Source data:
▬▬▬
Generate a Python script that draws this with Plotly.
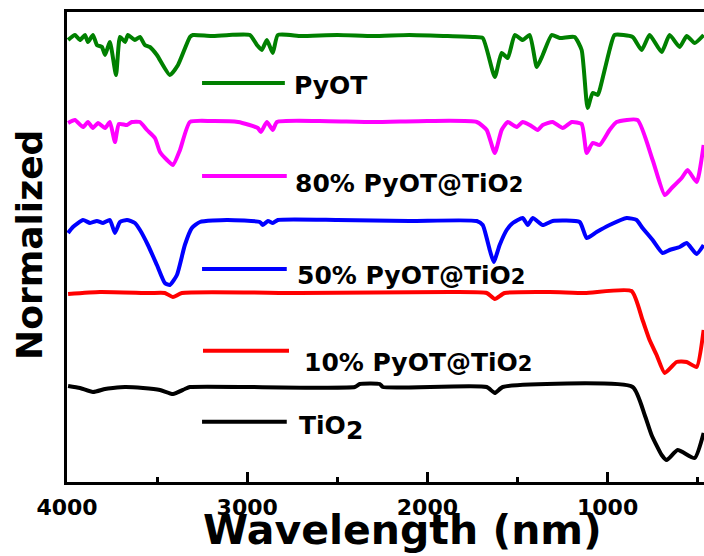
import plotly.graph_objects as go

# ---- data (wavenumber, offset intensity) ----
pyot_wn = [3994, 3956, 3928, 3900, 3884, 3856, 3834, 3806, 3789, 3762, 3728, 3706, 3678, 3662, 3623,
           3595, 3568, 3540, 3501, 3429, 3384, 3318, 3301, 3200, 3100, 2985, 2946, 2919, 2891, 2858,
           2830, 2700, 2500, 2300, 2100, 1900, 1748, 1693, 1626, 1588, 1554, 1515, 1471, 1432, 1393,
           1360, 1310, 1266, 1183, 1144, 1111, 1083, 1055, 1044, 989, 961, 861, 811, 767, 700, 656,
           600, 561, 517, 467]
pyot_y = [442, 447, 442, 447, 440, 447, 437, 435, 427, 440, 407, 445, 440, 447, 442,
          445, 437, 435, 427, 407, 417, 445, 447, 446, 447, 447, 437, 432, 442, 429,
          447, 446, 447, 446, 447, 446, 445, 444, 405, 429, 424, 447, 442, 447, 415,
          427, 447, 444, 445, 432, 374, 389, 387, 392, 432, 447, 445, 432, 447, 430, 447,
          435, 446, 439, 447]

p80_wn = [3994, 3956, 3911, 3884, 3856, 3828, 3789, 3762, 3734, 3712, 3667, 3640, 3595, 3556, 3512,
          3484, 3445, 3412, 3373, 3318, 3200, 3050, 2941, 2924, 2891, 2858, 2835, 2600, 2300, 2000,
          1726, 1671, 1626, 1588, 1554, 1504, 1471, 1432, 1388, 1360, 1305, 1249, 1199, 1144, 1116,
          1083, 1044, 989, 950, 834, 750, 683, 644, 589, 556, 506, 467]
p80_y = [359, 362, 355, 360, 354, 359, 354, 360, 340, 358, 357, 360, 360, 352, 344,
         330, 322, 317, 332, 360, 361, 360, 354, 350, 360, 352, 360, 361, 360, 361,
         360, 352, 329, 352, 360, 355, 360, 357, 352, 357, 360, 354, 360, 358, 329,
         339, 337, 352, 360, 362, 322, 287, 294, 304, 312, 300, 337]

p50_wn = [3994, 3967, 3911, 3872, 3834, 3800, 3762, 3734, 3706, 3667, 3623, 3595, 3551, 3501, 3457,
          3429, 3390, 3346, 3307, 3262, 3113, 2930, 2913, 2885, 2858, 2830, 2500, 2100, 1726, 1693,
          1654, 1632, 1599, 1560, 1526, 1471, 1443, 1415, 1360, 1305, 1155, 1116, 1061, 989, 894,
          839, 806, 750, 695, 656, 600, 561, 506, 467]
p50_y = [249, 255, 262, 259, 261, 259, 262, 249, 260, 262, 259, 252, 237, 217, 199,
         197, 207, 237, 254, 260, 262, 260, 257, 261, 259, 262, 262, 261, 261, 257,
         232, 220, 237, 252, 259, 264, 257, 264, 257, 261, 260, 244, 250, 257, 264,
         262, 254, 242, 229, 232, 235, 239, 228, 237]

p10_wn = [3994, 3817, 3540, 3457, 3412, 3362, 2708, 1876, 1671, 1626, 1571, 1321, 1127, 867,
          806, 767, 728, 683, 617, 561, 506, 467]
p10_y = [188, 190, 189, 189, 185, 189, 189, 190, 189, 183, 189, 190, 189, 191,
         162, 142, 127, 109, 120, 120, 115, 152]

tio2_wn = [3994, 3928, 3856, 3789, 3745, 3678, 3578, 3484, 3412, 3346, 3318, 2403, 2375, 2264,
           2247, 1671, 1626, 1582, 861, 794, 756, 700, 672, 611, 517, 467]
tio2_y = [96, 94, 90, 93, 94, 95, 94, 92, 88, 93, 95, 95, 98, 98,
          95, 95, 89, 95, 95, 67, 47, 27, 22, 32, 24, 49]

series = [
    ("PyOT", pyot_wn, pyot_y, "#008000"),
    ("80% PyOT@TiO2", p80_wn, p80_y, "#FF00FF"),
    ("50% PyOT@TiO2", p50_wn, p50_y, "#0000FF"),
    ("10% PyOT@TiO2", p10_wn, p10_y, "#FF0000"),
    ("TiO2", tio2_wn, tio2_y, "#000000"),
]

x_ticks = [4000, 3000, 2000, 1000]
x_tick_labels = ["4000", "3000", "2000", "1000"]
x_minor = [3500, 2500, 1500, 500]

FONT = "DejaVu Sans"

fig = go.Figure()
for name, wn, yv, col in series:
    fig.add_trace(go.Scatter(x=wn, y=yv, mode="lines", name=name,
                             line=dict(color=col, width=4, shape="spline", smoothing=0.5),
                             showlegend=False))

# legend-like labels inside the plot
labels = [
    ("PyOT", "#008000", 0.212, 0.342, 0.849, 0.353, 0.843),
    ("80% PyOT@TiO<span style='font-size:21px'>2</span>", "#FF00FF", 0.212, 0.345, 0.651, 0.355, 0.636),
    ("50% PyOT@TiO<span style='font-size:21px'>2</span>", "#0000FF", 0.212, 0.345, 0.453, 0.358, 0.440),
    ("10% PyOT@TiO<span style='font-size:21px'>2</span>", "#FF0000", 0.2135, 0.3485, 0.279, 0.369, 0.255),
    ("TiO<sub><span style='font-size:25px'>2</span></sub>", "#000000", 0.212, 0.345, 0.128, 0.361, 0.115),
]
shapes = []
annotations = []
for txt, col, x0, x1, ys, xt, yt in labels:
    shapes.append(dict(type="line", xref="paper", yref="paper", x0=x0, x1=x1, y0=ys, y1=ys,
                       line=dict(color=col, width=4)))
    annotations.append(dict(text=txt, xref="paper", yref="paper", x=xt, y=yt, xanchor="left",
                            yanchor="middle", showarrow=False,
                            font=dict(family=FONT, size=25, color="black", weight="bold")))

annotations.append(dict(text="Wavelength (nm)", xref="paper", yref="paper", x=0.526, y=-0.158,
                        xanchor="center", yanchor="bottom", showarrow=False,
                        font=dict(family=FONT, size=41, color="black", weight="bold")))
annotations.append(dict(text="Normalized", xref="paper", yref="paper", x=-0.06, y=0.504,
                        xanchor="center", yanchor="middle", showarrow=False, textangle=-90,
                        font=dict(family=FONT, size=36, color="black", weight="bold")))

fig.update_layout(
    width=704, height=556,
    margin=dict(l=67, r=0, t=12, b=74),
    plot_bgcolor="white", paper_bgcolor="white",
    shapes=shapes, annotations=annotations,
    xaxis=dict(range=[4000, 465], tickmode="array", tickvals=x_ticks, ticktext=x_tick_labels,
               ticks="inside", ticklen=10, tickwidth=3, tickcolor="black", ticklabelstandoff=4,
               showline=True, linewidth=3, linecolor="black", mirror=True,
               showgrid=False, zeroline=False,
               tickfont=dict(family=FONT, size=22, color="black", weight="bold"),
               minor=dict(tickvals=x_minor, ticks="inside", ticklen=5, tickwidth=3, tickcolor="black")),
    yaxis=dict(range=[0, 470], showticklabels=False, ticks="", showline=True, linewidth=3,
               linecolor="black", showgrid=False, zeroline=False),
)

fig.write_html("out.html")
▬▬▬
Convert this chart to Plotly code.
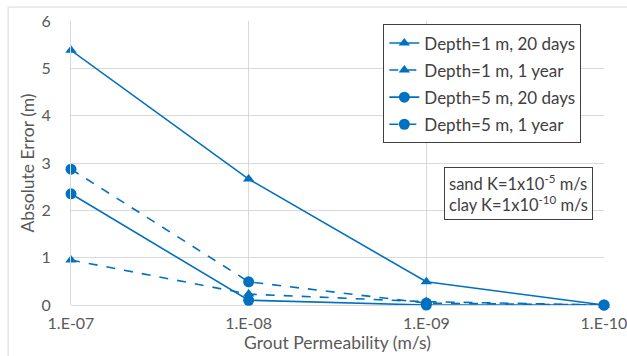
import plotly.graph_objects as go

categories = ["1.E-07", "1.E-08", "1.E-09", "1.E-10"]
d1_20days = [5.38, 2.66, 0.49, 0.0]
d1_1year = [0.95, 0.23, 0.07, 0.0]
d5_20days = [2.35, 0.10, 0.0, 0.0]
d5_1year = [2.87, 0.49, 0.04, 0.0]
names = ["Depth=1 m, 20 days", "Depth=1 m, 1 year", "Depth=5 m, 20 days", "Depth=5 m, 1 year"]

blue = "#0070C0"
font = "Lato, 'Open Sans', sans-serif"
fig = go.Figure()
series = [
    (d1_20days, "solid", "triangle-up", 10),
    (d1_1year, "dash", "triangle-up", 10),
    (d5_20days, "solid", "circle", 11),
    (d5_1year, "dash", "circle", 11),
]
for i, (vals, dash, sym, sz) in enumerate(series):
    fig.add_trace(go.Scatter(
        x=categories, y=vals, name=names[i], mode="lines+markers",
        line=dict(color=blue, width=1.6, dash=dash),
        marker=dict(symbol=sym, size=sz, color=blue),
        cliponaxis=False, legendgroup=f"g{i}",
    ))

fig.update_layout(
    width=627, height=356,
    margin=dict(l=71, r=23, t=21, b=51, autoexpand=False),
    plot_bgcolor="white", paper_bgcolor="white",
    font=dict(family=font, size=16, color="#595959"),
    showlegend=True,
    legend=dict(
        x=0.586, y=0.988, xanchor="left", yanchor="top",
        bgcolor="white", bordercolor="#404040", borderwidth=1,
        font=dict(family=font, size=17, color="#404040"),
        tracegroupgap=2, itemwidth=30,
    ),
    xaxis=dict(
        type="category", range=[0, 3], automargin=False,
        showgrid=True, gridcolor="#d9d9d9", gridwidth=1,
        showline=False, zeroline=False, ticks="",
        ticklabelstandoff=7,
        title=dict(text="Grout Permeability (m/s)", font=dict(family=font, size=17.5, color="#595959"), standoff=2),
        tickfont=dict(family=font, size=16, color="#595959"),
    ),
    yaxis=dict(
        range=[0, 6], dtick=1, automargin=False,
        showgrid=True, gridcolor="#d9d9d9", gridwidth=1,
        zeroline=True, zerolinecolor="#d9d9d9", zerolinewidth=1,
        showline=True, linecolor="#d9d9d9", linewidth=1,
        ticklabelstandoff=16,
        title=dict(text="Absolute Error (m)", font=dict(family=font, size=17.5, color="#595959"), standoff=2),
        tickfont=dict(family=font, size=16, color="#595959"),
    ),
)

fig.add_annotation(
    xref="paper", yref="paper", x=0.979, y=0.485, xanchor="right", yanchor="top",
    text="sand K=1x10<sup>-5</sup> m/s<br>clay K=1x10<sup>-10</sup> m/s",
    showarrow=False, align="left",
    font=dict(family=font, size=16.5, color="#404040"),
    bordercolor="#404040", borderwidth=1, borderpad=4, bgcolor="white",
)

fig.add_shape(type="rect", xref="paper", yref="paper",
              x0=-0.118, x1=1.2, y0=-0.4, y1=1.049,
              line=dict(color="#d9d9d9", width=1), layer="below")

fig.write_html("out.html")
▬▬▬
▶ **TASK INSTRUCTIONS**: Please quote only the span of lines whose first line contains "Generate a Python" and whose last line contains "435, 446, 439, 447]", leaving every picture out.

▶ **ANSWER TO THIS PROBLEM**:
Generate a Python script that draws this with Plotly.
import plotly.graph_objects as go

# ---- data (wavenumber, offset intensity) ----
pyot_wn = [3994, 3956, 3928, 3900, 3884, 3856, 3834, 3806, 3789, 3762, 3728, 3706, 3678, 3662, 3623,
           3595, 3568, 3540, 3501, 3429, 3384, 3318, 3301, 3200, 3100, 2985, 2946, 2919, 2891, 2858,
           2830, 2700, 2500, 2300, 2100, 1900, 1748, 1693, 1626, 1588, 1554, 1515, 1471, 1432, 1393,
           1360, 1310, 1266, 1183, 1144, 1111, 1083, 1055, 1044, 989, 961, 861, 811, 767, 700, 656,
           600, 561, 517, 467]
pyot_y = [442, 447, 442, 447, 440, 447, 437, 435, 427, 440, 407, 445, 440, 447, 442,
          445, 437, 435, 427, 407, 417, 445, 447, 446, 447, 447, 437, 432, 442, 429,
          447, 446, 447, 446, 447, 446, 445, 444, 405, 429, 424, 447, 442, 447, 415,
          427, 447, 444, 445, 432, 374, 389, 387, 392, 432, 447, 445, 432, 447, 430, 447,
          435, 446, 439, 447]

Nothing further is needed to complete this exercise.